Imaginons un journaliste marocain, qu’on va appeler Mohamed Tintin, et qui décide de se rendre à Paris pour réaliser un reportage, en 48 heures, sur la vie politique française. Pour préparer son article, Mohamed Tintin prend contact avec Michel Dieudonna, un jeune Français converti à l’islam et installé à Casablanca. Ce dernier explique à notre reporter que l’air en Europe est devenu irrespirable, que les musulmans y sont opprimés, et que « ce sont les juifs qui gouvernent en France ».
Muni de quelques contacts fournis par Michel Dieudonna, le journaliste marocain débarque à Paris. Il se rend immédiatement dans une banlieue difficile, s’entretient avec des jeunes du quartier et prend en photo des immeubles délabrés et la boucherie halal du coin.
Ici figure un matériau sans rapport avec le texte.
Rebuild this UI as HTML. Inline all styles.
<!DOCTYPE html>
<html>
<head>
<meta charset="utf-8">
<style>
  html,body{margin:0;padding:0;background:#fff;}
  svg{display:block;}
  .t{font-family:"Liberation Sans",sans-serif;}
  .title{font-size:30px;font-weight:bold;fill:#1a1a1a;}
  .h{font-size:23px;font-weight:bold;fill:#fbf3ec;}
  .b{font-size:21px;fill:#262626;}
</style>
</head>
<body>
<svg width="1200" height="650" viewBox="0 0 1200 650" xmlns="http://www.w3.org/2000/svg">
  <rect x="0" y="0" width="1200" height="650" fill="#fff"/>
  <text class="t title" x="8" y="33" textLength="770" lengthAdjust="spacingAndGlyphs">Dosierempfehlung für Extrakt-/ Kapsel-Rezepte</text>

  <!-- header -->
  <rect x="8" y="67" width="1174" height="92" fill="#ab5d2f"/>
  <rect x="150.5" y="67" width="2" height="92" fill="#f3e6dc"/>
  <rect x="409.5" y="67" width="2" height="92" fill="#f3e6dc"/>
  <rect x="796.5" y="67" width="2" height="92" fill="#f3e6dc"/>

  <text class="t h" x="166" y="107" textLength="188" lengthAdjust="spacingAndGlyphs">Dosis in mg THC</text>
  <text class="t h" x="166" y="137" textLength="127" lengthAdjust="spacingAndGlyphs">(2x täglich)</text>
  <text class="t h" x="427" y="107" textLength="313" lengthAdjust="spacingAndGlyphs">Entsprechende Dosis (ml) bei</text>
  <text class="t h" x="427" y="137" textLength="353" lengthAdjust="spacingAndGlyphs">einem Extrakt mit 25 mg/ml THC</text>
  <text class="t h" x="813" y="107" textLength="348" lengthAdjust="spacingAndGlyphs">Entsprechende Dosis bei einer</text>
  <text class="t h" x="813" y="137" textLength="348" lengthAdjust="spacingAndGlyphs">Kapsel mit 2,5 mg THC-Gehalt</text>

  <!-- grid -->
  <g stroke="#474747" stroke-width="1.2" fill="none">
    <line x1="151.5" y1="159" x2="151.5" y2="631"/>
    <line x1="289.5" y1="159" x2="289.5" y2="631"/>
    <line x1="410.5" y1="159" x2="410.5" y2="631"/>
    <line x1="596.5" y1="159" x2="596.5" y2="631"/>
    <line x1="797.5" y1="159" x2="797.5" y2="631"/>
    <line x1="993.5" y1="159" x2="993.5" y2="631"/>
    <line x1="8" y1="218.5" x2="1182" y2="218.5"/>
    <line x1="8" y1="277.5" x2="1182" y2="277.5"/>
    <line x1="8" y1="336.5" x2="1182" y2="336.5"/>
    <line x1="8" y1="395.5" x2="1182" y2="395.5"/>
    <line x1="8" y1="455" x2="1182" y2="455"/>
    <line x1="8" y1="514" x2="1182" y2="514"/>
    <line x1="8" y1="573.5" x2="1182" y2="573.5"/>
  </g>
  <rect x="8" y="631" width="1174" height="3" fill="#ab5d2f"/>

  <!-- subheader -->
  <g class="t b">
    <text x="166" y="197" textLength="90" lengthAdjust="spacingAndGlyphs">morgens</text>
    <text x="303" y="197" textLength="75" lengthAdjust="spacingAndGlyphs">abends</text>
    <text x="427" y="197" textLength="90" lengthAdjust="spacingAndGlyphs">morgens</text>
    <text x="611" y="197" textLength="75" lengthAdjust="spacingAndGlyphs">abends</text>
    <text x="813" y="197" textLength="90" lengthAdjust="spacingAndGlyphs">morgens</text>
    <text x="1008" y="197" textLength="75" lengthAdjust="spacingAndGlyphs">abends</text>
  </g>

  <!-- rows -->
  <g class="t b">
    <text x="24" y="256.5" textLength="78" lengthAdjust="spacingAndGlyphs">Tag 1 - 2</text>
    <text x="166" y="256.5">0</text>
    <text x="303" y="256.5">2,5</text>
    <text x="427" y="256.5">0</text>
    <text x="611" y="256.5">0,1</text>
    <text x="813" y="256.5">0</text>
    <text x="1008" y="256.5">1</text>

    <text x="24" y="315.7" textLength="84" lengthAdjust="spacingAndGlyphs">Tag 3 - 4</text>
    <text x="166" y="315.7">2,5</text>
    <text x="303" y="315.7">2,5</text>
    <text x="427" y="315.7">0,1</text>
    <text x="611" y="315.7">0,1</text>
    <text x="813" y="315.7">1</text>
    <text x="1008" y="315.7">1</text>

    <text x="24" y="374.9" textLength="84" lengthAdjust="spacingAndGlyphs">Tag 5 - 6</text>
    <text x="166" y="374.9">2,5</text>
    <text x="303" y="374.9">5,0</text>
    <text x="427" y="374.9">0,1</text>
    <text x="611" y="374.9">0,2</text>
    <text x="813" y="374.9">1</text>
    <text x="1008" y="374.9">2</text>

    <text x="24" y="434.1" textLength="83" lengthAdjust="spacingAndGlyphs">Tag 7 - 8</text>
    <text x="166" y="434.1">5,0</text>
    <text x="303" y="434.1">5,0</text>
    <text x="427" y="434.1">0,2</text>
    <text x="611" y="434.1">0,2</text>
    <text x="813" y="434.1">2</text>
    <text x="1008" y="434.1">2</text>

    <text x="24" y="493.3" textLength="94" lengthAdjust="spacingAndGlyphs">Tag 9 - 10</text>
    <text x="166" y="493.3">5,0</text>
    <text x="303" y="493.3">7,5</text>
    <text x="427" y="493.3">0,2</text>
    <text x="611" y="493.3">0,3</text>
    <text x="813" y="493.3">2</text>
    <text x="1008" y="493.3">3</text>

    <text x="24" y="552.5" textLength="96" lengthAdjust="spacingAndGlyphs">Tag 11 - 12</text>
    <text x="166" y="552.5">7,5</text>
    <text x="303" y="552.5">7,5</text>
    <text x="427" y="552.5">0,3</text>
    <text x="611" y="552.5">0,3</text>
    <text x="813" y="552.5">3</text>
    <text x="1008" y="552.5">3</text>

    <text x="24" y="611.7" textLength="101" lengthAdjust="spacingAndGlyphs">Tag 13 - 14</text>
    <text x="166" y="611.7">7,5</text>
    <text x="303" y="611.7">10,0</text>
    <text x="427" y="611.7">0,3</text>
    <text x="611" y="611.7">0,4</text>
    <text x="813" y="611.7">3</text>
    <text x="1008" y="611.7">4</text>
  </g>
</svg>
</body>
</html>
Ensuite, il rencontre un représentant des « Indigènes de la république », un mouvement identitaire parano-dépressif, qui lui explique que la France est dirigée par un régime « colonial et raciste » et que les enfants des anciens esclaves doivent se révolter contre ce régime. Pour les besoins de son travail, Mohamed Tintin ne fait appel qu’à des militants d’extrême gauche ou des adeptes de la théorie du complot juif.
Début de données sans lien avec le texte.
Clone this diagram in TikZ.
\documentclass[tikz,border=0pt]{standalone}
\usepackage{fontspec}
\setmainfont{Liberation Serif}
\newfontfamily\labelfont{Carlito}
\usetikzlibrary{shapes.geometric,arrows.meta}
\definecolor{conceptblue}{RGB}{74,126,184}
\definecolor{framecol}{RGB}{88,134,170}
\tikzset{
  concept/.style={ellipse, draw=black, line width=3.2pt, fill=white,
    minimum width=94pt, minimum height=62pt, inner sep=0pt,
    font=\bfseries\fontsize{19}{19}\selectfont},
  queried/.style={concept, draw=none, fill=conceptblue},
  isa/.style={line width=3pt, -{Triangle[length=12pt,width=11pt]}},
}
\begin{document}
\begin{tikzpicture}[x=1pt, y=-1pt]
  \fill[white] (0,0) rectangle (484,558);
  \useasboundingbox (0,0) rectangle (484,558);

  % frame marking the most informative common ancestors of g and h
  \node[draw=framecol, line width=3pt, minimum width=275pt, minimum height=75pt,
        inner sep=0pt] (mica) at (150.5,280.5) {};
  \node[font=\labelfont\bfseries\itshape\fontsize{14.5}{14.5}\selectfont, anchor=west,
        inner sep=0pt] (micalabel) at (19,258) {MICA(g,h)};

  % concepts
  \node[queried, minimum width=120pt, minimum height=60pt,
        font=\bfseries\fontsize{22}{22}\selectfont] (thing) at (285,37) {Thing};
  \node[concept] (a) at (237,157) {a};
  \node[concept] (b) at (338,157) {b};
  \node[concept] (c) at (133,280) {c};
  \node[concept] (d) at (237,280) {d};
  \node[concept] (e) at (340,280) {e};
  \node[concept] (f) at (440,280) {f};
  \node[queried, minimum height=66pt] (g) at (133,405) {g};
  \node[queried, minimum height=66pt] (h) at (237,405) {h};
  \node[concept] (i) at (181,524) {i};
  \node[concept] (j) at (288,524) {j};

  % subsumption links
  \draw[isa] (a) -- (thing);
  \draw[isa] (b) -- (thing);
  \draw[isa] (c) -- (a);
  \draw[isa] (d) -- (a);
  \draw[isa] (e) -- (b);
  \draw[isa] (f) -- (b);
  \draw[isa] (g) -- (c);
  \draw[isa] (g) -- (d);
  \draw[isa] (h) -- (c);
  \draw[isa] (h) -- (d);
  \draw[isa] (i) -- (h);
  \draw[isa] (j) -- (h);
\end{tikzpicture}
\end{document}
Pour mettre un peu de contrastes dans son reportage, Tintin fait un petit tour au chic et riche 16e arrondissement, griffonne quelques notes, pour échafauder toute une théorie sur les inégalités sociales en France. Une semaine plus tard, notre journaliste livre un reportage décrivant ce pays à travers l’unique prisme de ses rencontres et déclarations. Vu de Paris ou de Marseille, l’article de Mohamed Tintin suscitera l’amusement et les moqueries, mais pas plus.
Or, au sein de la presse française, quand il s’agit du Maroc, les Mohamed Tintin sont légion et se divisent en deux catégories. La première est celle des journalistes qui débarquent au royaume avec des sujets presque écrits à l’avance, où les gentils héros et les affreux méchants sont déjà identifiés. Cette vision décrit un Maroc manichéen, sans complexité ni profondeur, où s’affrontent Makhzen et démocrates, obscurantistes et progressistes, bourgeois d’Anfa et déshérités de Sidi Moumen. Un théâtre d’ombres, simpliste et schématique, qui ne correspond pas à la réalité du pays.
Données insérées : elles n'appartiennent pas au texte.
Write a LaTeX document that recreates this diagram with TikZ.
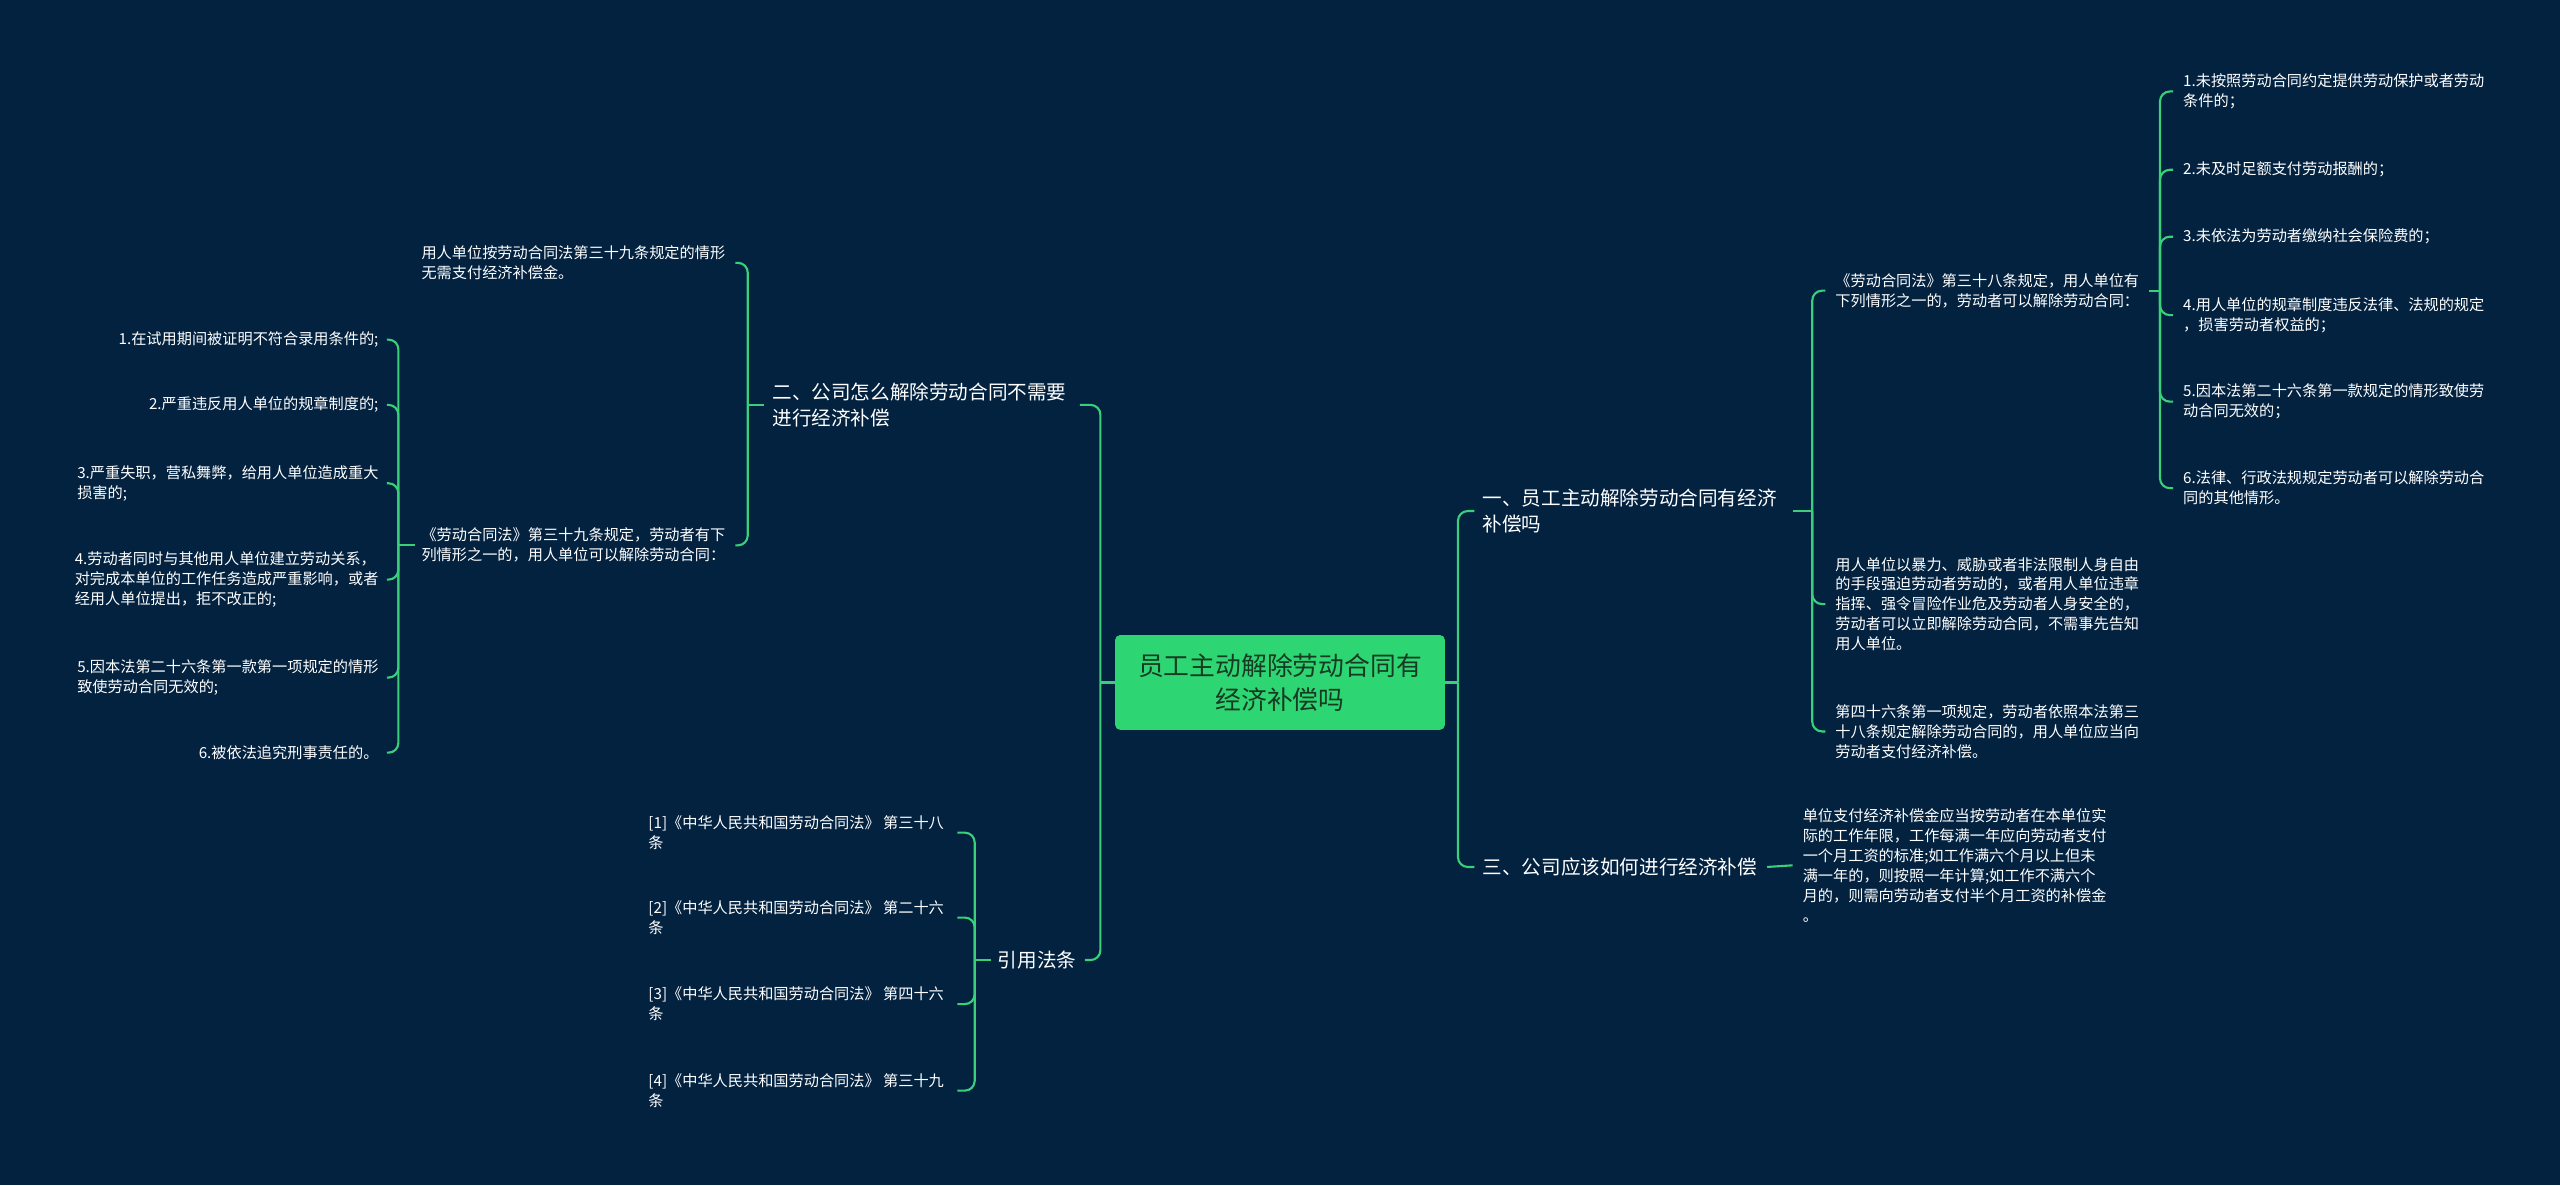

La seconde catégorie, plutôt prévenante et complaisante à l’égard de l’État marocain, livre une vision idyllique et fantasmée d’un royaume enchanté, havre de paix et de modération dans un océan d’instabilité et de fanatisme. Cette présentation consacre les éléments du langage officiel, et participe beaucoup plus à la propagande qu’à l’information. Les deux catégories, qu’on retrouve dans la presse française, entretiennent et alimentent les fantasmes sur le Maroc.
Une situation à laquelle participe l’État marocain, soit en limitant l’accès des journalistes français à l’information à travers un système d’autorisation archaïque et liberticide, soit en encourageant des articles et reportages élogieux qui frisent le message publicitaire. Les deux options ne peuvent produire, à la fin, que des équivalents français de notre Mohamed Tintin national.